# Netty NIO oder Java IO



## 1Jo1 (25. Sep 2014)

Hallo,

Ich programmiere gerade an einer Multiplayer Quizapp für Android. Ich brauche ein Server Client, der bestimmte Aufgaben wie zum Beispiel Einloggen, Registrieren => Verbindung zum Datenbank usw.. Mitteilungen(Stand des Spiels) sollen zwischen den Spieler zeitnah geschehen. Max 200 oder vllt ein bisschen mehr sollen gleichzeitig spielen können.

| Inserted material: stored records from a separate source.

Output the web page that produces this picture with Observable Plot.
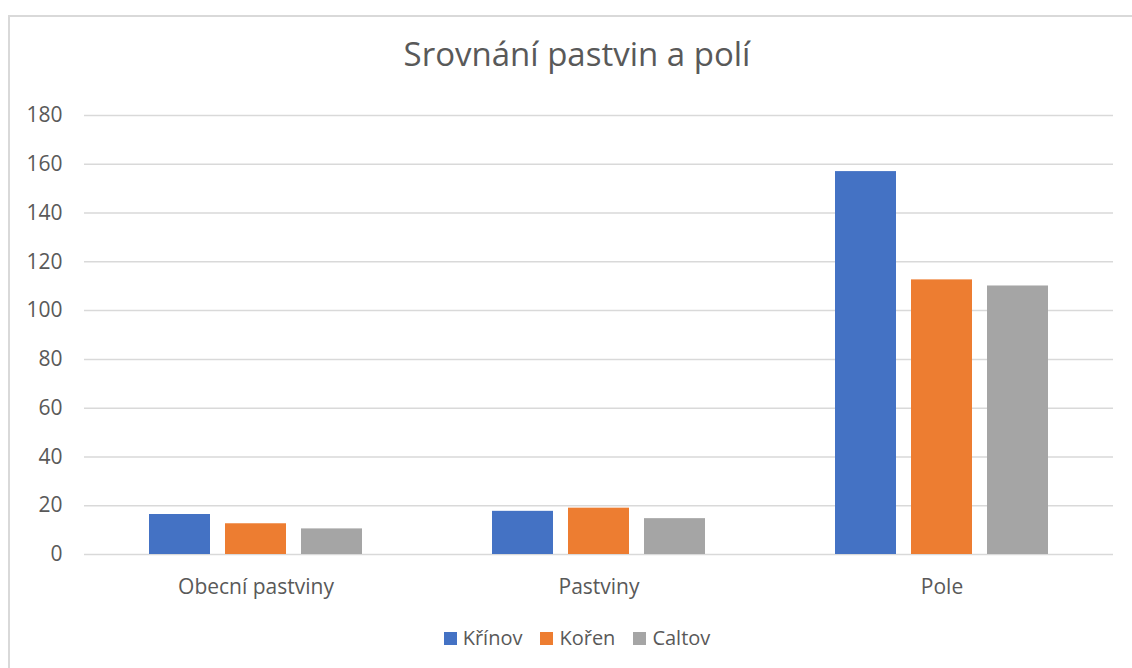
<!DOCTYPE html>
<html>
<head>
<meta charset="utf-8">
<script src="https://cdn.jsdelivr.net/npm/d3@7"></script>
<script src="https://cdn.jsdelivr.net/npm/@observablehq/plot@0.6"></script>
<style>
  html, body { margin: 0; padding: 0; background: #fff; }
  body { width: 1132px; height: 668px; overflow: hidden; position: relative; font-family: "Open Sans", sans-serif; color: #595959; }
  #frame { position: absolute; left: 8px; top: 15px; width: 1140px; height: 670px; border-left: 2px solid #d9d9d9; border-top: 2px solid #d9d9d9; box-sizing: border-box; pointer-events: none; }
  #title { height: 100px; box-sizing: border-box; padding-top: 32px; line-height: 44px; font-size: 33px; text-align: center; padding-left: 22px; }
  #chart svg { display: block; }
  #legend { margin-top: 16px; display: flex; justify-content: center; gap: 18px; font-size: 20px; line-height: 24px; padding-left: 22px; }
  .item { display: flex; align-items: center; gap: 6px; }
  .sw { width: 13px; height: 13px; display: inline-block; }
</style>
</head>
<body>
<div id="frame"></div>
<div id="title">Srovnání pastvin a polí</div>
<div id="chart"></div>
<div id="legend"></div>
<script>
const categories = ["Obecní pastviny", "Pastviny", "Pole"];
const series = ["Křínov", "Kořen", "Caltov"];
const colors = ["#4472C4", "#ED7D31", "#A5A5A5"];
const krinov = [16.4, 17.7, 157.0];
const koren = [12.6, 19.0, 112.6];
const caltov = [10.5, 14.7, 110.1];
const yTicks = [0, 20, 40, 60, 80, 100, 120, 140, 160, 180];

const valuesBySeries = [krinov, koren, caltov];
const data = [];
series.forEach((s, si) => {
  categories.forEach((c, ci) => {
    data.push({category: c, series: s, value: valuesBySeries[si][ci]});
  });
});

const plot = Plot.plot({
  width: 1132,
  height: 510,
  marginTop: 15,
  marginBottom: 56,
  marginLeft: 84,
  marginRight: 18.5,
  style: {fontSize: "21px", fontFamily: "Open Sans", color: "#595959", background: "transparent"},
  fx: {domain: categories, padding: 0, label: null, tickSize: 0, tickPadding: 25},
  x: {domain: series, axis: null, paddingInner: 0.2, paddingOuter: 0.85},
  y: {domain: [0, 180], ticks: yTicks, label: null, tickSize: 0, tickPadding: 22, grid: false},
  color: {domain: series, range: colors},
  marks: [
    Plot.ruleY(yTicks, {stroke: "#d9d9d9", strokeWidth: 1.5, strokeOpacity: 1}),
    Plot.barY(data, {fx: "category", x: "series", y: "value", fill: "series"})
  ]
});
document.getElementById("chart").appendChild(plot);

const legend = document.getElementById("legend");
series.forEach((s, i) => {
  const it = document.createElement("div");
  it.className = "item";
  const sw = document.createElement("span");
  sw.className = "sw";
  sw.style.background = colors[i];
  const t = document.createElement("span");
  t.textContent = s;
  it.appendChild(sw);
  it.appendChild(t);
  legend.appendChild(it);
});
</script>
</body>
</html>
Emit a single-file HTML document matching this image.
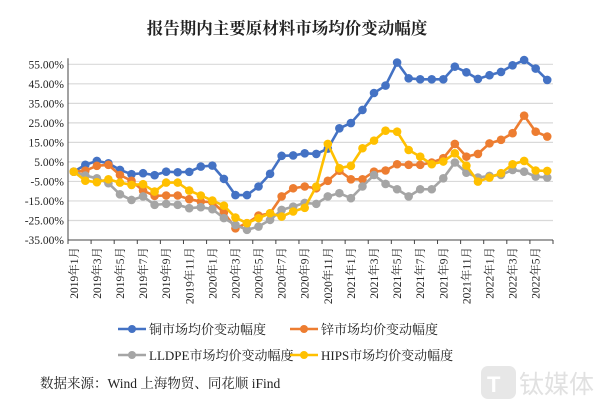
<!DOCTYPE html>
<html><head><meta charset="utf-8">
<style>
html,body{margin:0;padding:0;background:#fff;}
body{width:602px;height:410px;overflow:hidden;position:relative;font-family:"Liberation Serif","Noto Serif CJK SC",serif;}
svg{position:absolute;left:0;top:0;}
</style></head>
<body>
<svg id="chart" width="602" height="410">
<text x="287" y="34" text-anchor="middle" font-size="16.5" font-weight="bold" fill="#222">报告期内主要原材料市场均价变动幅度</text>
<g id="grid"></g>
<g id="yaxis"></g>
<g id="xaxis"></g>
<g id="series"></g>
<g id="legend"></g>
<text x="40" y="388" font-size="13.5" fill="#222">数据来源：Wind 上海物贸、同花顺 iFind</text>
<g opacity="0.35">
<rect x="481" y="366" width="35" height="33" rx="7" fill="#bbb"/>
<text x="487" y="392" font-size="22" font-weight="bold" fill="#fff" font-family="Liberation Sans,sans-serif">T</text>
<text x="519" y="393" font-size="25" fill="#aaa" font-family="Liberation Sans,'Noto Sans CJK SC',sans-serif">钛媒体</text>
</g>
</svg>
<script>
const categories = (function(){const a=[];for(let y=2019;y<=2022;y++)for(let m=1;m<=12;m++){if(y===2022&&m>6)break;a.push(y+'年'+m+'月');}return a;})();
const yTicks = [55,45,35,25,15,5,-5,-15,-25,-35];
const copper = [0,3.5,5.5,4.3,0.9,-1.3,-0.8,-1.8,0,-0.3,-0.1,2.6,3.1,-3.7,-12,-12,-7.6,-1.1,8.1,8.3,9.4,9.1,11.8,22.2,24.9,31.6,40.3,44.1,55.9,47.8,47.3,47.3,47.3,53.8,50.9,47.5,49.4,51.1,54.5,57.2,52.8,47];
const zinc = [0,0.5,3,3.5,-1.7,-4.7,-9.7,-12.4,-12.2,-12.2,-14.1,-15.3,-15.6,-20.9,-29,-26.4,-22.5,-21.3,-12.7,-8.5,-7.6,-8.5,-4.7,0.5,-3.9,-3.9,0,0.6,3.8,3.5,3.5,4.7,6.9,14.2,7.7,9.1,14.5,16.3,19.7,28.7,20.5,18];
const lldpe = [0,-2,-3.4,-5.9,-11.6,-14.5,-12.7,-17,-16.5,-17,-18.7,-18.2,-19.2,-23.8,-27.3,-29.8,-28.1,-24.7,-19.6,-17.9,-16,-16.5,-12.7,-11,-13.6,-7.6,-1.7,-6.3,-9,-12.7,-9,-9,-3.4,4.7,-0.5,-3,-2.2,-1.7,0.9,0,-2.5,-3];
const hips = [0,-4.6,-5.4,-3.9,-5.6,-6.8,-6.4,-10.2,-5.6,-5.6,-9.7,-12.2,-14.8,-17.4,-23.5,-26.4,-23.8,-21.3,-23,-20.4,-18.5,-7.6,14.2,1.8,3,12,15.9,21,20.5,11.1,7.7,3.8,5.2,9.4,3.1,-5.1,-3,-0.8,3.8,5.5,0.6,0.4];
const seriesNames = ['铜市场均价变动幅度','锌市场均价变动幅度','LLDPE市场均价变动幅度','HIPS市场均价变动幅度'];
const seriesColors = ['#4472C4','#ED7D31','#A5A5A5','#FFC000'];
const seriesSlugs = ['copper','zinc','lldpe','hips'];

const NS='http://www.w3.org/2000/svg';
const L=68,R=553,T=64.3,B=240;
const yMin=-35,yMax=55;
function yS(v){return B-(v-yMin)/(yMax-yMin)*(B-T);}
const bw=(R-L)/categories.length;
function xS(i){return L+bw*(i+0.5);}
function mk(tag,attrs,parent){const e=document.createElementNS(NS,tag);for(const k in attrs)e.setAttribute(k,attrs[k]);parent.appendChild(e);return e;}

const grid=document.getElementById('grid'),ya=document.getElementById('yaxis'),xa=document.getElementById('xaxis');
yTicks.forEach(v=>{
  if(v!==yMin){const g=mk('line',{x1:L,x2:R,y1:yS(v),y2:yS(v),stroke:'#d9d9d9','stroke-width':1.2},grid);
  
  }
  const t=mk('text',{x:L-4,y:yS(v)+4,'text-anchor':'end','font-size':11.5,fill:'#222'},ya);
  t.textContent=v.toFixed(2)+'%';
  
  
});
mk('line',{x1:L,x2:L,y1:T-6,y2:B,stroke:'#444','stroke-width':1},ya);
mk('line',{x1:L,x2:R,y1:B,y2:B,stroke:'#444','stroke-width':1},xa);
for(let i=0;i<=categories.length;i+=2){mk('line',{x1:L+bw*i,x2:L+bw*i,y1:B,y2:B+4,stroke:'#444'},xa);}
categories.forEach((c,i)=>{
  if(i%2!==0)return;
  const x=xS(i)+4;
  const t=mk('text',{x:x,y:B+7,transform:'rotate(-90 '+x+' '+(B+7)+')','text-anchor':'end','font-size':11.5,fill:'#222'},xa);
  t.textContent=c;
  
  
});
const sg=document.getElementById('series');
[copper,zinc,lldpe,hips].forEach((data,si)=>{
  const g=mk('g',{},sg);
  
  
  const pl=mk('polyline',{points:data.map((v,i)=>xS(i)+','+yS(v)).join(' '),fill:'none',stroke:seriesColors[si],'stroke-width':2.6,'stroke-linejoin':'round'},g);
  
  
  data.forEach((v,i)=>{
    const c=mk('circle',{cx:xS(i),cy:yS(v),r:4.3,fill:seriesColors[si]},g);
    
    
  });
});
const lg=document.getElementById('legend');
const lpos=[[118,329],[290,329],[118,355],[290,355]];
seriesNames.forEach((n,i)=>{
  const [x,y]=lpos[i];
  const g=mk('g',{},lg);
  
  
  mk('line',{x1:x,x2:x+28,y1:y,y2:y,stroke:seriesColors[i],'stroke-width':2.6},g);
  mk('circle',{cx:x+14,cy:y,r:4,fill:seriesColors[i]},g);
  const t=mk('text',{x:x+31,y:y+5,'font-size':13,fill:'#222'},g);
  t.textContent=n;
});
</script>
</body></html>
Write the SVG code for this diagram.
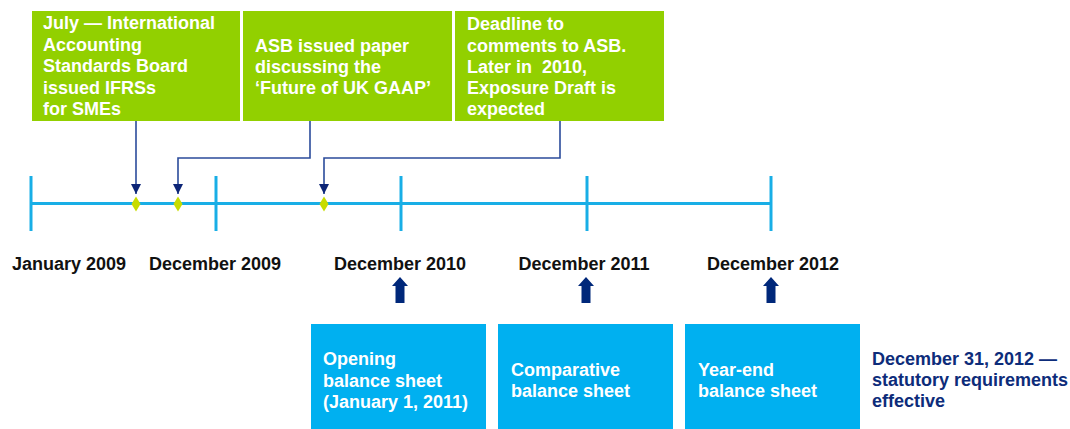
<svg xmlns="http://www.w3.org/2000/svg" width="1070" height="429" viewBox="0 0 1070 429">
<defs>
<style>
.g{fill:#92D000}
.b{fill:#00B0F0}
.wt{fill:#FFFFFF;font-family:"Liberation Sans",Arial,sans-serif;font-weight:bold;font-size:18px}
.dt{fill:#111111;font-family:"Liberation Sans",Arial,sans-serif;font-weight:bold;font-size:18px}
.nt{fill:#0D2C7A;font-family:"Liberation Sans",Arial,sans-serif;font-weight:bold;font-size:18px}
.tl{stroke:#18AEE6;stroke-width:3;fill:none}
.dm{fill:#C8DC00}
.cn{stroke:#2B4B9B;stroke-width:1.6;fill:none}
.up{fill:#00287A}
</style>
<marker id="ah2" viewBox="0 0 10 10" refX="10" refY="5" markerWidth="10" markerHeight="10" orient="auto" markerUnits="userSpaceOnUse">
<path d="M0,0 L10,5 L0,10 Z" fill="#0C2577"/>
</marker>
</defs>

<g id="event-ifrs-smes">
<rect class="g" x="32" y="11" width="208" height="110"/>
<text class="wt" x="43" y="29">July — International</text>
<text class="wt" x="43" y="51">Accounting</text>
<text class="wt" x="43" y="72">Standards Board</text>
<text class="wt" x="43" y="94">issued IFRSs</text>
<text class="wt" x="43" y="115">for SMEs</text>
</g>

<g id="event-asb-paper">
<rect class="g" x="243" y="11" width="209" height="110"/>
<text class="wt" x="255" y="52">ASB issued paper</text>
<text class="wt" x="255" y="73">discussing the</text>
<text class="wt" x="255" y="94">‘Future of UK GAAP’</text>
</g>

<g id="event-deadline">
<rect class="g" x="455" y="11" width="209" height="110"/>
<text class="wt" x="467" y="30">Deadline to</text>
<text class="wt" x="467" y="52">comments to ASB.</text>
<text class="wt" x="467" y="73" xml:space="preserve">Later in  2010,</text>
<text class="wt" x="467" y="94">Exposure Draft is</text>
<text class="wt" x="467" y="115">expected</text>
</g>

<g id="timeline">
<line class="tl" x1="31" y1="203.5" x2="771" y2="203.5"/>
<line class="tl" x1="31" y1="176" x2="31" y2="231"/>
<line class="tl" x1="216" y1="176" x2="216" y2="231"/>
<line class="tl" x1="401" y1="176" x2="401" y2="231"/>
<line class="tl" x1="587" y1="176" x2="587" y2="231"/>
<line class="tl" x1="771" y1="176" x2="771" y2="231"/>
<path class="dm" d="M136,196.5 L140.5,204 L136,211.5 L131.5,204 Z"/>
<path class="dm" d="M178,196.5 L182.5,204 L178,211.5 L173.5,204 Z"/>
<path class="dm" d="M324,196.5 L328.5,204 L324,211.5 L319.5,204 Z"/>
</g>

<g id="connectors">
<path class="cn" d="M136,121 L136,194" marker-end="url(#ah2)"/>
<path class="cn" d="M310,121 L310,158 L178,158 L178,194" marker-end="url(#ah2)"/>
<path class="cn" d="M560,121 L560,158 L324,158 L324,194" marker-end="url(#ah2)"/>
</g>

<g id="date-labels">
<text class="dt" x="12" y="270">January 2009</text>
<text class="dt" x="215" y="270" text-anchor="middle">December 2009</text>
<text class="dt" x="400" y="270" text-anchor="middle">December 2010</text>
<text class="dt" x="584" y="270" text-anchor="middle">December 2011</text>
<text class="dt" x="773" y="270" text-anchor="middle">December 2012</text>
</g>

<g id="up-arrows">
<path class="up" d="M400,277 L408,286 L404.5,286 L404.5,303 L395.5,303 L395.5,286 L392,286 Z"/>
<path class="up" d="M586,277 L594,286 L590.5,286 L590.5,303 L581.5,303 L581.5,286 L578,286 Z"/>
<path class="up" d="M771,277 L779,286 L775.5,286 L775.5,303 L766.5,303 L766.5,286 L763,286 Z"/>
</g>

<g id="opening-balance-sheet">
<rect class="b" x="311" y="324" width="175" height="105"/>
<text class="wt" x="323" y="365">Opening</text>
<text class="wt" x="323" y="387">balance sheet</text>
<text class="wt" x="323" y="408">(January 1, 2011)</text>
</g>

<g id="comparative-balance-sheet">
<rect class="b" x="498" y="324" width="175" height="105"/>
<text class="wt" x="511" y="376">Comparative</text>
<text class="wt" x="511" y="397">balance sheet</text>
</g>

<g id="year-end-balance-sheet">
<rect class="b" x="685" y="324" width="175" height="105"/>
<text class="wt" x="698" y="376">Year-end</text>
<text class="wt" x="698" y="397">balance sheet</text>
</g>

<g id="statutory-note">
<text class="nt" x="872" y="365">December 31, 2012 —</text>
<text class="nt" x="872" y="386">statutory requirements</text>
<text class="nt" x="872" y="407">effective</text>
</g>
</svg>
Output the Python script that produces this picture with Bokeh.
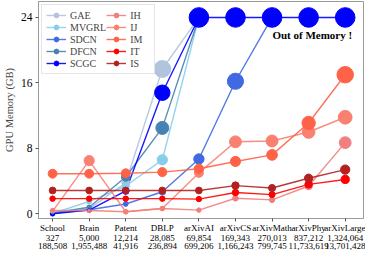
import math
from bokeh.plotting import figure
from bokeh.models import Range1d, Legend, LegendItem, FixedTicker, Label, LinearAxis
from bokeh.embed import file_html
from bokeh.resources import INLINE

# ---------------- data ----------------
datasets = ["School", "Brain", "Patent", "DBLP", "arXivAI", "arXivCS",
            "arXivMath", "arXivPhy", "arXivLarge"]
nodes = ["327", "5,000", "12,214", "28,085", "69,854", "169,343",
         "270,013", "837,212", "1,324,064"]
edges = ["188,508", "1,955,488", "41,916", "236,894", "699,206",
         "1,166,243", "799,745", "11,733,619", "13,701,428"]

oom_level = 24  # GPU limit (GB); None = out of memory

gae   = [0.15, 0.6, 3.8, 17.7, None, None, None, None, None]
mvgrl = [0.05, 1.5, 3.4, 6.6, None, None, None, None, None]
sdcn  = [0.05, 0.5, 1.2, 2.7, 6.7, 16.2, None, None, None]
dfcn  = [0.1, 0.8, 4.5, 10.5, None, None, None, None, None]
scgc  = [0.0, 0.45, 2.8, 14.8, None, None, None, None, None]
ih    = [0.4, 0.4, 0.25, 0.65, 0.45, 1.9, 1.7, 3.4, 8.7]
ij    = [0.3, 6.5, 0.25, 0.65, 5.0, 8.8, 8.9, 10.0, 11.8]
im    = [4.9, 4.9, 4.95, 5.1, 5.5, 6.4, 7.2, 11.1, 17.0]
it    = [1.85, 1.85, 1.85, 1.85, 1.8, 2.6, 2.35, 3.6, 4.2]
is_   = [2.85, 2.85, 2.85, 2.85, 2.85, 3.45, 3.15, 4.35, 5.4]

series_names = ["GAE", "MVGRL", "SDCN", "DFCN", "SCGC", "IH", "IJ", "IM", "IT", "IS"]
series_vals = [gae, mvgrl, sdcn, dfcn, scgc, ih, ij, im, it, is_]
series_colors = ["#b0c4de", "#87ceeb", "#4169e1", "#4682b4", "#0000ff",
                 "#f08080", "#fa8072", "#ff6347", "#ff0000", "#b22222"]

FONT = "Liberation Serif"

p = figure(width=365, height=251, output_backend="svg", toolbar_location=None,
           x_range=Range1d(-0.385, 8.5), y_range=Range1d(-0.574, 25.95),
           min_border_left=23, min_border_right=2, min_border_top=1,
           min_border_bottom=0)
p.background_fill_color = "white"
p.border_fill_color = "white"
p.outline_line_color = "#9a9a9a"
p.outline_line_width = 1
p.xgrid.visible = False
p.ygrid.visible = False

def msize(v):
    return 4.0 * math.sqrt(max(v, 0.0))

idx = list(range(len(datasets)))
line_rs = []
small_rs = []
for name, vals, col in zip(series_names, series_vals, series_colors):
    xs, ys = [], []
    for i, v in zip(idx, vals):
        if v is None:
            xs.append(i)
            ys.append(oom_level)
            if name != "SCGC":
                break
        else:
            xs.append(i)
            ys.append(v)
    lr = p.line(xs, ys, line_color=col, line_width=1.4, line_alpha=0.9)
    sr = p.scatter(xs, ys, size=4.5, fill_color=col, line_color=col, marker="circle")
    line_rs.append(lr)
    small_rs.append(sr)

# big markers sized by memory
for name, vals, col in zip(series_names, series_vals, series_colors):
    bx = [i for i, v in zip(idx, vals) if v is not None]
    by = [v for v in vals if v is not None]
    bs = [msize(v) for v in by]
    p.scatter(bx, by, size=bs, fill_color=col, line_color=col, marker="circle")

# out-of-memory markers
oom_x = [i for i in idx if scgc[i] is None]
oom_y = [oom_level for _ in oom_x]
p.scatter(oom_x, oom_y, size=msize(oom_level), fill_color="#0000ff",
          line_color="#0000ff", marker="circle")

p.add_layout(Label(x=6.01, y=21.8, text="Out of Memory !", text_font=FONT,
                   text_font_size="11px", text_font_style="bold",
                   text_baseline="middle", text_align="left", text_color="black"))

# y axis
p.yaxis.ticker = FixedTicker(ticks=[0, 8, 16, 24])
p.yaxis.axis_label = "GPU Memory (GB)"
p.yaxis.axis_label_text_font = FONT
p.yaxis.axis_label_text_font_style = "normal"
p.yaxis.axis_label_text_font_size = "10.5px"
p.yaxis.axis_label_standoff = 3
p.yaxis.major_label_text_font = FONT
p.yaxis.major_label_text_font_size = "11.5px"
p.yaxis.major_label_standoff = 3

# x axes: dataset name, #nodes, #edges as three stacked rows
p.xaxis.ticker = FixedTicker(ticks=idx)
p.xaxis.major_label_overrides = {i: d for i, d in zip(idx, datasets)}
p.xaxis.major_label_standoff = 1

ax_nodes = LinearAxis(ticker=FixedTicker(ticks=idx),
                      major_label_overrides={i: n for i, n in zip(idx, nodes)})
ax_edges = LinearAxis(ticker=FixedTicker(ticks=idx),
                      major_label_overrides={i: e for i, e in zip(idx, edges)})
for ax in (ax_nodes, ax_edges):
    ax.axis_line_color = None
    ax.major_tick_line_color = None
    ax.major_tick_out = 0
    ax.major_tick_in = 0
    ax.minor_tick_line_color = None
    ax.major_label_standoff = -1
    p.add_layout(ax, "below")

for ax in (p.xaxis[0], ax_nodes, ax_edges):
    ax.major_label_text_font = FONT
    ax.major_label_text_font_size = "9px"
    ax.major_label_text_color = "black"

for ax in (p.xaxis[0], p.yaxis[0]):
    ax.axis_line_color = "#9a9a9a"
    ax.major_tick_line_color = "#555555"
    ax.major_tick_out = 3
    ax.major_tick_in = 0
    ax.minor_tick_line_color = None
    ax.major_label_text_color = "black"

items = [LegendItem(label=n, renderers=[lr, sr]) for n, lr, sr in zip(series_names, line_rs, small_rs)]
legend = Legend(items=items, location="top_left", ncols=2, nrows=5,
                label_text_font=FONT, label_text_font_size="10px",
                glyph_width=20, glyph_height=12, label_height=12,
                spacing=0, padding=4, margin=3, label_standoff=4,
                border_line_color="#cccccc", background_fill_color="white",
                background_fill_alpha=1.0)
p.add_layout(legend)

open("out.html", "w").write(file_html(p, INLINE))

Ich kenne mich mit Server Client Programmierung überhaupt nicht aus. 
Was wäre den sinnvoller, mit Java IO Streams oder Netty NIO?
Ich habe gelesen das Netty NIO schneller sein bzw besser sein soll.


----------



## MR_UNIX (30. Sep 2014)

Das NIO ist nicht von Netty. Netty nutzt einfach nur das NIO von Java. Und NIO sollte den alten Streams eigentlich in FAST allen Situationen vorgezogen werden. In deiner Situation mit mehreren Nutzern und viel Kommunikation empfehle ich dir NIO auf jeden Fall. Ob du Netty als Framework nimmst oder NIO pur nutzt ist dabei mehr oder weniger egal. Dass NIO schneller ist, stimmt begrenzt. Kommt auch hier auf den Anwendungsfall an. Aber meistens ist das korrekt.


----------



## 1Jo1 (2. Okt 2014)

Danke für deine Antwort. Ich werde dann mal ausprobieren, hab das jetzt erst mal Java IO gemacht. Werde das dann noch in NIO machen. 
Java IO finde ich recht einfach, NIO ist da schon etwas komplexer.


----------